Start of Data to process

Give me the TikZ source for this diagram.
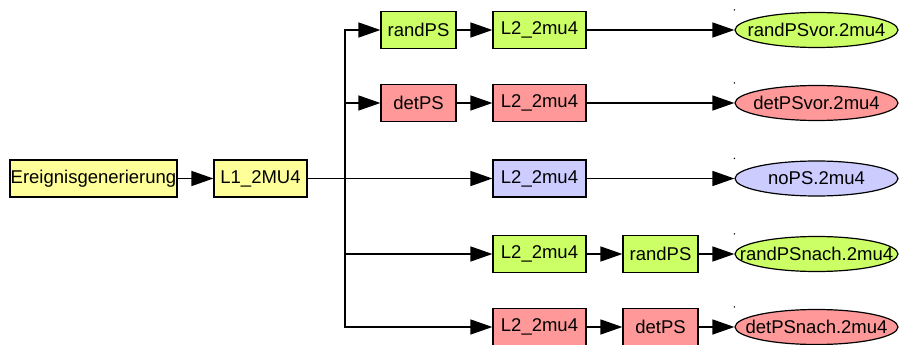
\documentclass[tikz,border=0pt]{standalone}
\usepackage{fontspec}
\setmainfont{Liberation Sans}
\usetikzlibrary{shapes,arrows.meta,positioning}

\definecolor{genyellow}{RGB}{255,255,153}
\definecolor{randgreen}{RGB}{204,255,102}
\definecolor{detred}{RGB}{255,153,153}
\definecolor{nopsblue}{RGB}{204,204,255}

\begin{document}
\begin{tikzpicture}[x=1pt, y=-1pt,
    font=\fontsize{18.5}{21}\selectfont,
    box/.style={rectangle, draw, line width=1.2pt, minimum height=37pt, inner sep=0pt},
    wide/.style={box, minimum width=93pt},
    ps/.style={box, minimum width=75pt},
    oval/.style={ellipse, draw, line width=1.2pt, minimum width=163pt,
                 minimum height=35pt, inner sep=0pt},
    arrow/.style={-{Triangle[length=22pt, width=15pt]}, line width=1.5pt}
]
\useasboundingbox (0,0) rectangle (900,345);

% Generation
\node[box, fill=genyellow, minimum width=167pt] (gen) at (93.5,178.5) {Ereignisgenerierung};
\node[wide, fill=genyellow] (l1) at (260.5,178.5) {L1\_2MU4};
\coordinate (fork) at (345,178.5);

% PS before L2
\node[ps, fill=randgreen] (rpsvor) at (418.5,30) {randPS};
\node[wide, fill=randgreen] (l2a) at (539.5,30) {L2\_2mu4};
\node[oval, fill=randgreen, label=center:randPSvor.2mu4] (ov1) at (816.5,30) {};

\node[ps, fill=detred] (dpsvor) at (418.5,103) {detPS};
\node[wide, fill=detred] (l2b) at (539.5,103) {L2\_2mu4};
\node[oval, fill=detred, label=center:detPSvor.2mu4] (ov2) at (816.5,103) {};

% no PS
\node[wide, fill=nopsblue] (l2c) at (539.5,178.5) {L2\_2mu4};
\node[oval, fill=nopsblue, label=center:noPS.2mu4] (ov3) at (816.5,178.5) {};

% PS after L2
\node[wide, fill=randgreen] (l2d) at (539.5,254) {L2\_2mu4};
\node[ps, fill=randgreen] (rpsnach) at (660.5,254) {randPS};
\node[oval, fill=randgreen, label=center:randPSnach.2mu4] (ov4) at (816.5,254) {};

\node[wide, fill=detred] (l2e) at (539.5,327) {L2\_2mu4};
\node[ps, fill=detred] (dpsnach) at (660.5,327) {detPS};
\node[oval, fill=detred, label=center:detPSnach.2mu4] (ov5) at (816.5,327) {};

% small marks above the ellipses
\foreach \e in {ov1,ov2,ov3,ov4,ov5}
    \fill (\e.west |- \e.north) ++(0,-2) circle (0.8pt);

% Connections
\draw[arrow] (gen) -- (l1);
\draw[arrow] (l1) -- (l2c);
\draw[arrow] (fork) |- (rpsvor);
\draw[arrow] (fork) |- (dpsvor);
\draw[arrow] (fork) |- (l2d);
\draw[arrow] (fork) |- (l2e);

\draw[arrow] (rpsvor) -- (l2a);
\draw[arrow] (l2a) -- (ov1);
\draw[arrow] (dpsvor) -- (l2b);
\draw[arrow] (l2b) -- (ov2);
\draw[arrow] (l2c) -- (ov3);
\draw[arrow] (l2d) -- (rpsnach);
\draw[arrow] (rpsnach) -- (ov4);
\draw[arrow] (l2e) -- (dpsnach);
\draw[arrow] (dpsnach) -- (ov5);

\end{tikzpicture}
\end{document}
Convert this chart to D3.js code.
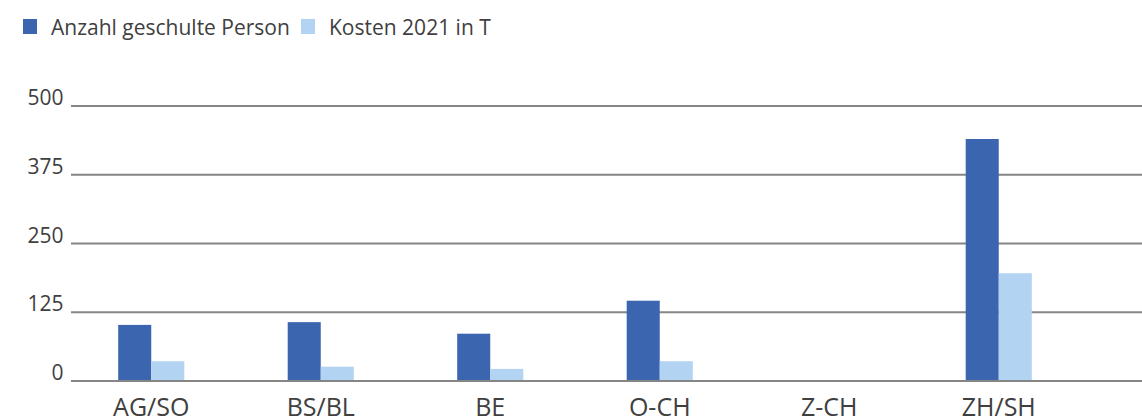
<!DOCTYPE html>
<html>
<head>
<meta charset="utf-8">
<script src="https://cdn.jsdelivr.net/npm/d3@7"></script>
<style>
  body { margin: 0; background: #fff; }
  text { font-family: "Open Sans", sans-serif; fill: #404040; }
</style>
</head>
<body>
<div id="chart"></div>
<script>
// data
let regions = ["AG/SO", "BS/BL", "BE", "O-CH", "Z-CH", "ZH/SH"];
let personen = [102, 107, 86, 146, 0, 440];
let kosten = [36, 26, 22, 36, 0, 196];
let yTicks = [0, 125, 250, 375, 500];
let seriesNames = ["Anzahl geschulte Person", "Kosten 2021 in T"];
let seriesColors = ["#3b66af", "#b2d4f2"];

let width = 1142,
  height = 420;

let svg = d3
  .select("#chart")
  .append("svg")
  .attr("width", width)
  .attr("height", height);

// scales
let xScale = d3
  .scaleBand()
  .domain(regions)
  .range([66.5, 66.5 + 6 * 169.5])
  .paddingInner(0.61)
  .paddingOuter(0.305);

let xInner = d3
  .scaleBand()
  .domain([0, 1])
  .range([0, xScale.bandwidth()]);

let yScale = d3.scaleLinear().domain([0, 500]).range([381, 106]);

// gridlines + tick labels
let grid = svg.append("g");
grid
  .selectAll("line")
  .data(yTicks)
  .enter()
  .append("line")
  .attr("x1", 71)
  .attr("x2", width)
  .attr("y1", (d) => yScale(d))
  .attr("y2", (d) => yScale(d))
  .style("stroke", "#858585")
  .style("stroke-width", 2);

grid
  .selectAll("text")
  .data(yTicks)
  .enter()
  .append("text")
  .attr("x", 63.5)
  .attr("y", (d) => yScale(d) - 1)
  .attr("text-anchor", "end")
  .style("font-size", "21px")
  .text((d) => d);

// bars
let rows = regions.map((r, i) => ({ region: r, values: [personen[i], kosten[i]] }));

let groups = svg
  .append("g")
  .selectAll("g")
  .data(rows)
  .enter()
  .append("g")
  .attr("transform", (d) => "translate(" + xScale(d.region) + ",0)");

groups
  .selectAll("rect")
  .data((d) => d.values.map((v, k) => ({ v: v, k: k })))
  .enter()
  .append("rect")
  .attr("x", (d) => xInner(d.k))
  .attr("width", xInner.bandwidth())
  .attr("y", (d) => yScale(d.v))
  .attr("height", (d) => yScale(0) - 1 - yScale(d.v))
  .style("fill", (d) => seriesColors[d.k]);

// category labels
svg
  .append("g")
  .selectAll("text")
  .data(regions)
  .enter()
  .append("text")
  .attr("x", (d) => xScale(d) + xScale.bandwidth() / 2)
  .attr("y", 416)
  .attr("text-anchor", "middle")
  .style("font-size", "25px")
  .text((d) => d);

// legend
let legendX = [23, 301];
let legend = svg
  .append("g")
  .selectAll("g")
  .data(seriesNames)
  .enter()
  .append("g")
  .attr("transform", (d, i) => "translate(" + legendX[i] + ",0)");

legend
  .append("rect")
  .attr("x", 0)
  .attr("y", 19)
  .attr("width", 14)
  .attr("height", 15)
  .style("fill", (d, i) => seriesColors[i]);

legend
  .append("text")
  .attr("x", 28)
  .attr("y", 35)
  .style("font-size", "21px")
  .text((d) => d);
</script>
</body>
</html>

End of Data to process

# [Exercise aim]
Your copy of the data above should match it exactly, except that pictures are left out.

# [Result of the task]
Give me the TikZ source for this diagram.
\documentclass[tikz,border=0pt]{standalone}
\usepackage{fontspec}
\setmainfont{Liberation Sans}
\usetikzlibrary{shapes,arrows.meta,positioning}

\definecolor{genyellow}{RGB}{255,255,153}
\definecolor{randgreen}{RGB}{204,255,102}
\definecolor{detred}{RGB}{255,153,153}
\definecolor{nopsblue}{RGB}{204,204,255}

\begin{document}
\begin{tikzpicture}[x=1pt, y=-1pt,
    font=\fontsize{18.5}{21}\selectfont,
    box/.style={rectangle, draw, line width=1.2pt, minimum height=37pt, inner sep=0pt},
    wide/.style={box, minimum width=93pt},
    ps/.style={box, minimum width=75pt},
    oval/.style={ellipse, draw, line width=1.2pt, minimum width=163pt,
                 minimum height=35pt, inner sep=0pt},
    arrow/.style={-{Triangle[length=22pt, width=15pt]}, line width=1.5pt}
]
\useasboundingbox (0,0) rectangle (900,345);

% Generation
\node[box, fill=genyellow, minimum width=167pt] (gen) at (93.5,178.5) {Ereignisgenerierung};
\node[wide, fill=genyellow] (l1) at (260.5,178.5) {L1\_2MU4};
\coordinate (fork) at (345,178.5);

% PS before L2
\node[ps, fill=randgreen] (rpsvor) at (418.5,30) {randPS};
\node[wide, fill=randgreen] (l2a) at (539.5,30) {L2\_2mu4};
\node[oval, fill=randgreen, label=center:randPSvor.2mu4] (ov1) at (816.5,30) {};

\node[ps, fill=detred] (dpsvor) at (418.5,103) {detPS};
\node[wide, fill=detred] (l2b) at (539.5,103) {L2\_2mu4};
\node[oval, fill=detred, label=center:detPSvor.2mu4] (ov2) at (816.5,103) {};

% no PS
\node[wide, fill=nopsblue] (l2c) at (539.5,178.5) {L2\_2mu4};
\node[oval, fill=nopsblue, label=center:noPS.2mu4] (ov3) at (816.5,178.5) {};

% PS after L2
\node[wide, fill=randgreen] (l2d) at (539.5,254) {L2\_2mu4};
\node[ps, fill=randgreen] (rpsnach) at (660.5,254) {randPS};
\node[oval, fill=randgreen, label=center:randPSnach.2mu4] (ov4) at (816.5,254) {};

\node[wide, fill=detred] (l2e) at (539.5,327) {L2\_2mu4};
\node[ps, fill=detred] (dpsnach) at (660.5,327) {detPS};
\node[oval, fill=detred, label=center:detPSnach.2mu4] (ov5) at (816.5,327) {};

% small marks above the ellipses
\foreach \e in {ov1,ov2,ov3,ov4,ov5}
    \fill (\e.west |- \e.north) ++(0,-2) circle (0.8pt);

% Connections
\draw[arrow] (gen) -- (l1);
\draw[arrow] (l1) -- (l2c);
\draw[arrow] (fork) |- (rpsvor);
\draw[arrow] (fork) |- (dpsvor);
\draw[arrow] (fork) |- (l2d);
\draw[arrow] (fork) |- (l2e);

\draw[arrow] (rpsvor) -- (l2a);
\draw[arrow] (l2a) -- (ov1);
\draw[arrow] (dpsvor) -- (l2b);
\draw[arrow] (l2b) -- (ov2);
\draw[arrow] (l2c) -- (ov3);
\draw[arrow] (l2d) -- (rpsnach);
\draw[arrow] (rpsnach) -- (ov4);
\draw[arrow] (l2e) -- (dpsnach);
\draw[arrow] (dpsnach) -- (ov5);

\end{tikzpicture}
\end{document}
Convert this chart to D3.js code.
<!DOCTYPE html>
<html>
<head>
<meta charset="utf-8">
<script src="https://cdn.jsdelivr.net/npm/d3@7"></script>
<style>
  body { margin: 0; background: #fff; }
  text { font-family: "Open Sans", sans-serif; fill: #404040; }
</style>
</head>
<body>
<div id="chart"></div>
<script>
// data
let regions = ["AG/SO", "BS/BL", "BE", "O-CH", "Z-CH", "ZH/SH"];
let personen = [102, 107, 86, 146, 0, 440];
let kosten = [36, 26, 22, 36, 0, 196];
let yTicks = [0, 125, 250, 375, 500];
let seriesNames = ["Anzahl geschulte Person", "Kosten 2021 in T"];
let seriesColors = ["#3b66af", "#b2d4f2"];

let width = 1142,
  height = 420;

let svg = d3
  .select("#chart")
  .append("svg")
  .attr("width", width)
  .attr("height", height);

// scales
let xScale = d3
  .scaleBand()
  .domain(regions)
  .range([66.5, 66.5 + 6 * 169.5])
  .paddingInner(0.61)
  .paddingOuter(0.305);

let xInner = d3
  .scaleBand()
  .domain([0, 1])
  .range([0, xScale.bandwidth()]);

let yScale = d3.scaleLinear().domain([0, 500]).range([381, 106]);

// gridlines + tick labels
let grid = svg.append("g");
grid
  .selectAll("line")
  .data(yTicks)
  .enter()
  .append("line")
  .attr("x1", 71)
  .attr("x2", width)
  .attr("y1", (d) => yScale(d))
  .attr("y2", (d) => yScale(d))
  .style("stroke", "#858585")
  .style("stroke-width", 2);

grid
  .selectAll("text")
  .data(yTicks)
  .enter()
  .append("text")
  .attr("x", 63.5)
  .attr("y", (d) => yScale(d) - 1)
  .attr("text-anchor", "end")
  .style("font-size", "21px")
  .text((d) => d);

// bars
let rows = regions.map((r, i) => ({ region: r, values: [personen[i], kosten[i]] }));

let groups = svg
  .append("g")
  .selectAll("g")
  .data(rows)
  .enter()
  .append("g")
  .attr("transform", (d) => "translate(" + xScale(d.region) + ",0)");

groups
  .selectAll("rect")
  .data((d) => d.values.map((v, k) => ({ v: v, k: k })))
  .enter()
  .append("rect")
  .attr("x", (d) => xInner(d.k))
  .attr("width", xInner.bandwidth())
  .attr("y", (d) => yScale(d.v))
  .attr("height", (d) => yScale(0) - 1 - yScale(d.v))
  .style("fill", (d) => seriesColors[d.k]);

// category labels
svg
  .append("g")
  .selectAll("text")
  .data(regions)
  .enter()
  .append("text")
  .attr("x", (d) => xScale(d) + xScale.bandwidth() / 2)
  .attr("y", 416)
  .attr("text-anchor", "middle")
  .style("font-size", "25px")
  .text((d) => d);

// legend
let legendX = [23, 301];
let legend = svg
  .append("g")
  .selectAll("g")
  .data(seriesNames)
  .enter()
  .append("g")
  .attr("transform", (d, i) => "translate(" + legendX[i] + ",0)");

legend
  .append("rect")
  .attr("x", 0)
  .attr("y", 19)
  .attr("width", 14)
  .attr("height", 15)
  .style("fill", (d, i) => seriesColors[i]);

legend
  .append("text")
  .attr("x", 28)
  .attr("y", 35)
  .style("font-size", "21px")
  .text((d) => d);
</script>
</body>
</html>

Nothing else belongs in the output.